By Sanjeev Oak
For the first time since 2011, Fitch Ratings has downgraded the United States’ long-term credit rating from AAA to AA+. This decision has sparked a global debate, drawing sharp criticism from U.S. Treasury Secretary Janet Yellen and skepticism from JP Morgan CEO Jamie Dimon. The downgrade also sent ripples through global markets, including India’s stock exchange, highlighting its potential impact on the world economy.
Reasons for the Downgrade
Fitch attributed the downgrade to several factors, including delays in raising the U.S. debt ceiling, rising federal debt levels, and economic uncertainty. As of July 2023, the U.S. national debt stood at $32 trillion—140% of its Gross Domestic Product (GDP). Economists predict a possible recession by late 2023 or early 2024, further straining the country’s fiscal health.
Fitch also warned that worsening financial conditions or political instability could lead to further downgrades, posing significant challenges to the global financial system.
Reactions from Key Figures
Treasury Secretary Yellen strongly opposed the downgrade, calling it “unwarranted and surprising.” She emphasized the strength and resilience of the U.S. economy and assured timely debt repayments. Similarly, Jamie Dimon dismissed Fitch’s move as “ridiculous and irrelevant.”
Political and Economic Implications
The U.S. government operates under a legal debt ceiling, requiring Congress to periodically raise it to fund expenditures. The recent delays in increasing the limit, coupled with political wrangling, have shaken investor confidence. In June, the last-minute approval to raise the ceiling avoided a default but sent negative signals globally.
Fitch’s downgrade reflects concerns about the U.S.’s rising debt and lack of comprehensive plans to reduce fiscal deficits. Experts warn that the rating drop could lead to increased borrowing costs, reduced financial stability, and diminished investor confidence.
Global Market Impact
The downgrade has had a ripple effect on major economies, including India, China, Japan, and the European Union. It has caused short-term volatility in global markets, with Indian stock exchanges experiencing significant declines.
Analysts believe the impact on Indian markets will be temporary. They argue that factors like India’s domestic growth prospects, the Reserve Bank of India’s monetary policies, and China’s economic slowdown will have a more substantial influence on the Indian economy than the U.S. rating change.
Future Outlook
The downgrade raises questions about the demand for U.S. Treasury bonds and the dollar’s dominance as a global currency. It may prompt a shift towards alternative assets like gold, Swiss francs, regional bonds, and digital currencies.
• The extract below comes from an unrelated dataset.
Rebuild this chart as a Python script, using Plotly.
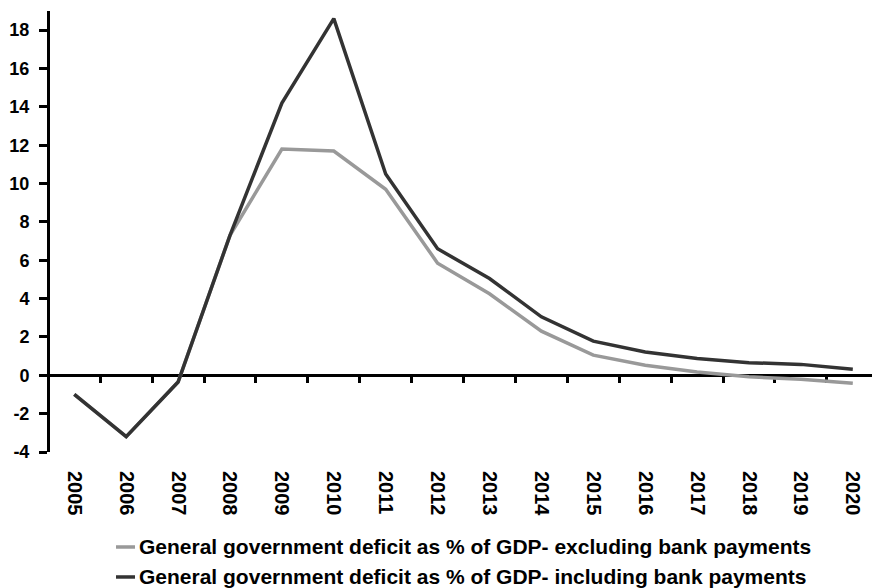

To stabilize markets, the U.S. Federal Reserve may intervene by providing liquidity or lowering interest rates. Such measures could mitigate the immediate financial fallout.
What Lies Ahead?
Despite the downgrade, the U.S. Treasury remains one of the world’s largest and most reliable financial institutions, backed by strong institutional frameworks and flexible economic policies. The other two major rating agencies, Moody’s and S&P, continue to maintain the U.S.’s AAA rating, which may cushion the impact of Fitch’s decision.
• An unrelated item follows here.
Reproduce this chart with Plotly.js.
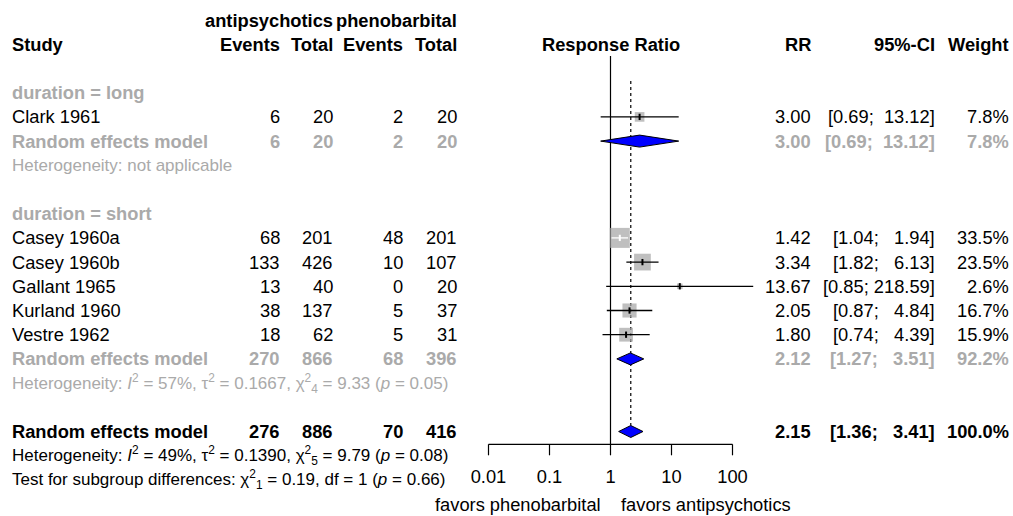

However, Fitch’s credibility is under scrutiny. If its downgrade appears unjustified, the agency risks losing global trust. Conversely, the U.S. must address its fiscal challenges to restore confidence.
A Warning Sign for the U.S. Economy
The downgrade serves as a wake-up call for the U.S. to reform its fiscal policies and manage its growing debt. While Fitch’s decision highlights vulnerabilities, it also presents an opportunity for the U.S. to reinforce its financial strategies. Rather than dismissing the downgrade, Secretary Yellen and U.S. policymakers must view it as a chance to tackle financial challenges head-on and rebuild trust in the U.S. economy.